[PROMPT]: Find the number of lines containing the string "this" in the data. Answer with the number by itself.

==*==

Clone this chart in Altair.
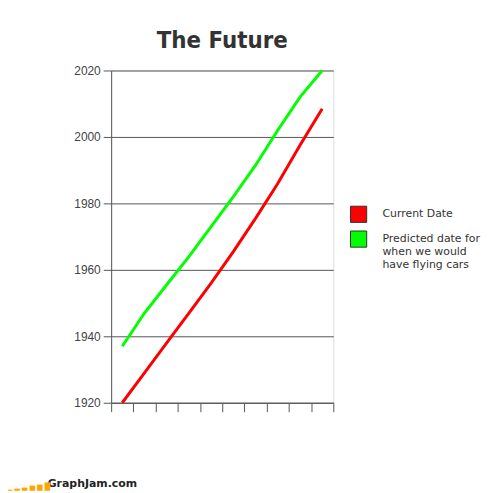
import altair as alt
import pandas as pd

# ---- data ----
idx = [1, 2, 3, 4, 5, 6, 7, 8, 9, 10]
current_date = [1920, 1929, 1938, 1947, 1956, 1965.5, 1975.5, 1986, 1997.5, 2008.5]
predicted = [1937, 1947, 1955.5, 1964, 1973, 1982, 1991.5, 2002, 2012, 2020]
series = ["Current Date", "Predicted date for|when we would|have flying cars"]
colors = ["#ff0000", "#00ff00"]
y_ticks = [1920, 1940, 1960, 1980, 2000, 2020]
x_ticks = [0, 1, 2, 3, 4, 5, 6, 7, 8, 9, 10]
title_text = "The Future"
footer_text = "GraphJam.com"
footer_bars = "▁ ▂ ▃ ▅ ▆ █"

rows = []
for i, c, p in zip(idx, current_date, predicted):
    rows.append({"i": i, "year": c, "series": series[0]})
    rows.append({"i": i, "year": p, "series": series[1]})
df = pd.DataFrame(rows)

GRID = "#555555"

x_enc = alt.X(
    "pos:Q",
    scale=alt.Scale(domain=[0, 10], nice=False, zero=False),
    axis=alt.Axis(values=x_ticks, labels=False, title=None, tickSize=9,
                  grid=False, domainColor=GRID, tickColor=GRID),
)
y_enc = alt.Y(
    "year:Q",
    scale=alt.Scale(domain=[1920, 2020], nice=False, zero=False),
    axis=alt.Axis(values=y_ticks, title=None, format="d", tickSize=8,
                  labelFontSize=12, labelColor="#444444",
                  labelFont="Liberation Sans", labelPadding=3,
                  gridColor=GRID, domainColor=GRID, tickColor=GRID),
)

base = alt.Chart(df).transform_calculate(pos="datum.i - 0.5")

# stroke scale is data-driven (sorted: Current, Predicted) so it is not merged with the legend scale
lines = base.mark_line(strokeWidth=3).encode(
    x=x_enc,
    y=y_enc,
    stroke=alt.Stroke("series:N", scale=alt.Scale(range=colors), legend=None),
    detail="series:N",
)

legend_layer = base.mark_square(size=10, opacity=0).encode(
    x=x_enc,
    y=y_enc,
    color=alt.Color(
        "series:N",
        scale=alt.Scale(domain=series, range=colors),
        legend=alt.Legend(
            orient="none", legendX=240.5, legendY=136, title=None,
            symbolType="square", symbolSize=266,
            symbolStrokeColor="#333333", symbolStrokeWidth=1,
            symbolOpacity=1,
            labelFont="DejaVu Sans", labelFontSize=11, labelColor="#333333",
            labelOffset=15, rowPadding=3, padding=0, labelLimit=0,
            labelExpr="split(datum.label, '|')",
        ),
    ),
)

foot = pd.DataFrame({"t": [footer_text], "b": [footer_bars]})
footer = alt.Chart(foot).mark_text(
    align="left", baseline="alphabetic", font="DejaVu Sans", fontSize=11,
    fontWeight="bold", color="#222222",
).encode(text="t:N", x=alt.value(-64), y=alt.value(420))
footer_logo = alt.Chart(foot).mark_text(
    align="left", baseline="alphabetic", font="DejaVu Sans", fontSize=7,
    color="#ffa500",
).encode(text="b:N", x=alt.value(-105), y=alt.value(422))

chart = alt.layer(lines, legend_layer, footer, footer_logo).properties(
    width=224,
    height=335,
    title=alt.Title(
        title_text,
        font="Impact, 'Liberation Sans Narrow', 'DejaVu Sans Condensed', sans-serif",
        fontSize=24, fontWeight="bold", color="#333333", anchor="middle", offset=12,
    ),
    autosize=alt.AutoSizeParams(type="none"),
    padding={"left": 104, "top": 61, "right": 160, "bottom": 89},
).configure_view(
    stroke=GRID, fill="#eeeeee"
).configure(background="#ffffff")

chart.save("out.html", embed_options={"renderer": "svg", "actions": False})
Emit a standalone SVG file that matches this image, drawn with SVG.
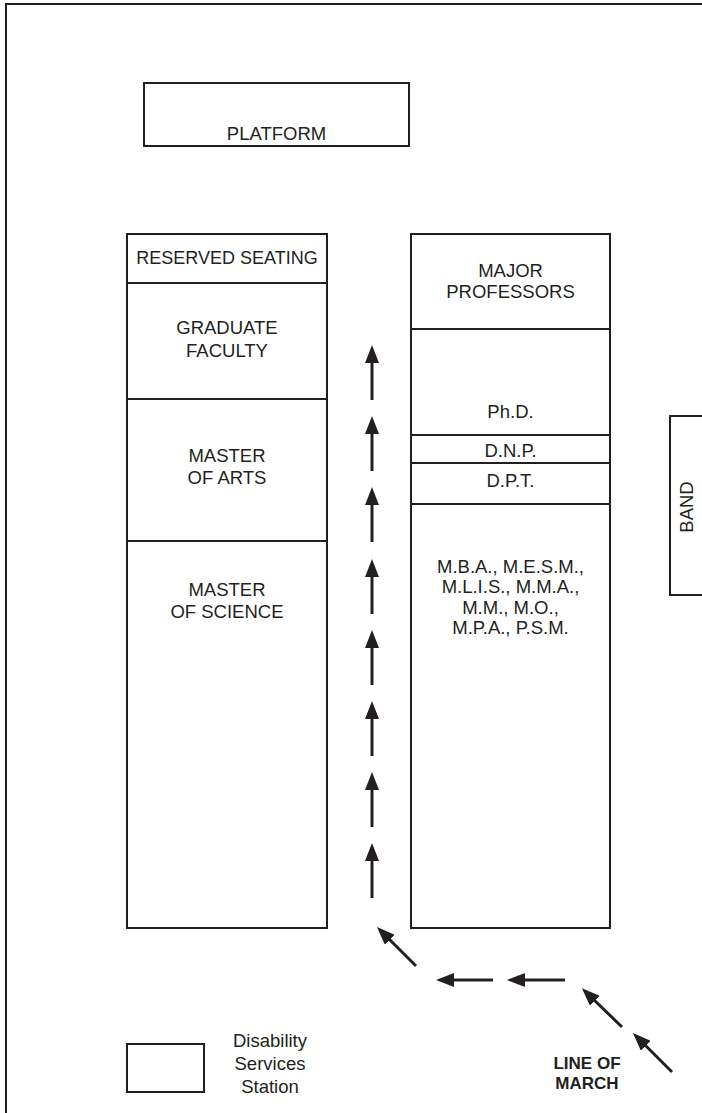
<svg xmlns="http://www.w3.org/2000/svg" width="702" height="1113" viewBox="0 0 702 1113">
<style>
.box{fill:#fff;stroke:#231f20;stroke-width:2}
.ln{stroke:#231f20;stroke-width:2;fill:none}
.t{font-family:"Liberation Sans",Arial,sans-serif;font-size:18.5px;fill:#231f20;text-anchor:middle}
.b{font-family:"Liberation Sans",Arial,sans-serif;font-size:17px;font-weight:bold;fill:#231f20;text-anchor:middle}
.ar{stroke:#231f20;stroke-width:3;fill:none;marker-end:url(#head)}
</style>
<defs>
<marker id="head" viewBox="0 0 18 14" refX="6" refY="7" markerWidth="18" markerHeight="14" markerUnits="userSpaceOnUse" orient="auto">
<path d="M0,0 L18,7 L0,14 z" fill="#231f20"/>
</marker>
</defs>
<rect width="702" height="1113" fill="#fff"/>
<path class="ln" d="M6,1113 V4 H702"/>
<g id="platform">
<rect class="box" x="144" y="83" width="265" height="63"/>
<text class="t" x="276.5" y="140">PLATFORM</text>
</g>
<g id="left-column">
<rect class="box" x="127" y="234" width="200" height="694"/>
<line class="ln" x1="127" y1="283" x2="327" y2="283"/>
<line class="ln" x1="127" y1="399" x2="327" y2="399"/>
<line class="ln" x1="127" y1="541" x2="327" y2="541"/>
</g>
<g id="reserved-seating"><text class="t" x="227" y="264" style="font-size:18px">RESERVED SEATING</text></g>
<g id="graduate-faculty"><text class="t" x="227" y="334">GRADUATE</text><text class="t" x="227" y="357">FACULTY</text></g>
<g id="master-of-arts"><text class="t" x="227" y="462">MASTER</text><text class="t" x="227" y="484">OF ARTS</text></g>
<g id="master-of-science"><text class="t" x="227" y="596">MASTER</text><text class="t" x="227" y="618">OF SCIENCE</text></g>
<g id="right-column">
<rect class="box" x="411" y="234" width="199" height="694"/>
<line class="ln" x1="411" y1="329" x2="610" y2="329"/>
<line class="ln" x1="411" y1="435" x2="610" y2="435"/>
<line class="ln" x1="411" y1="463" x2="610" y2="463"/>
<line class="ln" x1="411" y1="504" x2="610" y2="504"/>
</g>
<g id="major-professors"><text class="t" x="510.5" y="277">MAJOR</text><text class="t" x="510.5" y="298">PROFESSORS</text></g>
<g id="phd"><text class="t" x="510.5" y="418">Ph.D.</text></g>
<g id="dnp"><text class="t" x="510.5" y="457">D.N.P.</text></g>
<g id="dpt"><text class="t" x="510.5" y="487">D.P.T.</text></g>
<g id="masters">
<text class="t" x="510.5" y="573">M.B.A., M.E.S.M.,</text>
<text class="t" x="510.5" y="593">M.L.I.S., M.M.A.,</text>
<text class="t" x="510.5" y="614">M.M., M.O.,</text>
<text class="t" x="510.5" y="634">M.P.A., P.S.M.</text>
</g>
<g id="band">
<rect class="box" x="670" y="416" width="40" height="179"/>
<text class="t" transform="translate(693,507) rotate(-90)" x="0" y="0">BAND</text>
</g>
<g id="disability-station">
<rect class="box" x="127" y="1044" width="77" height="48"/>
<text class="t" x="270" y="1047">Disability</text>
<text class="t" x="270" y="1070">Services</text>
<text class="t" x="270" y="1093">Station</text>
</g>
<g id="line-of-march-label">
<text class="b" x="587" y="1069">LINE OF</text>
<text class="b" x="587" y="1089">MARCH</text>
</g>
<g id="connectors">
<line class="ar" x1="372" y1="400" x2="372" y2="357"/>
<line class="ar" x1="372" y1="471" x2="372" y2="428"/>
<line class="ar" x1="372" y1="542" x2="372" y2="499"/>
<line class="ar" x1="372" y1="614" x2="372" y2="571"/>
<line class="ar" x1="372" y1="685" x2="372" y2="642"/>
<line class="ar" x1="372" y1="756" x2="372" y2="713"/>
<line class="ar" x1="372" y1="827" x2="372" y2="784"/>
<line class="ar" x1="372" y1="898" x2="372" y2="855"/>
<line class="ar" x1="416" y1="966" x2="385.5" y2="935.5"/>
<line class="ar" x1="493" y1="980" x2="448" y2="980"/>
<line class="ar" x1="565" y1="980" x2="519" y2="980"/>
<line class="ar" x1="622" y1="1027" x2="590.5" y2="996.5"/>
<line class="ar" x1="672" y1="1072" x2="641.5" y2="1041.5"/>
</g>
</svg>
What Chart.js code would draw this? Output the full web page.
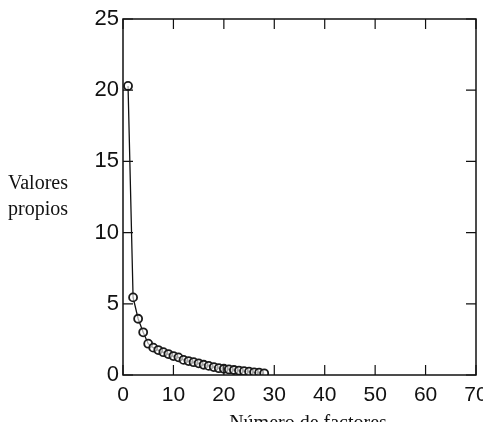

==*==

[ANSWER FOR THE TASK]: 3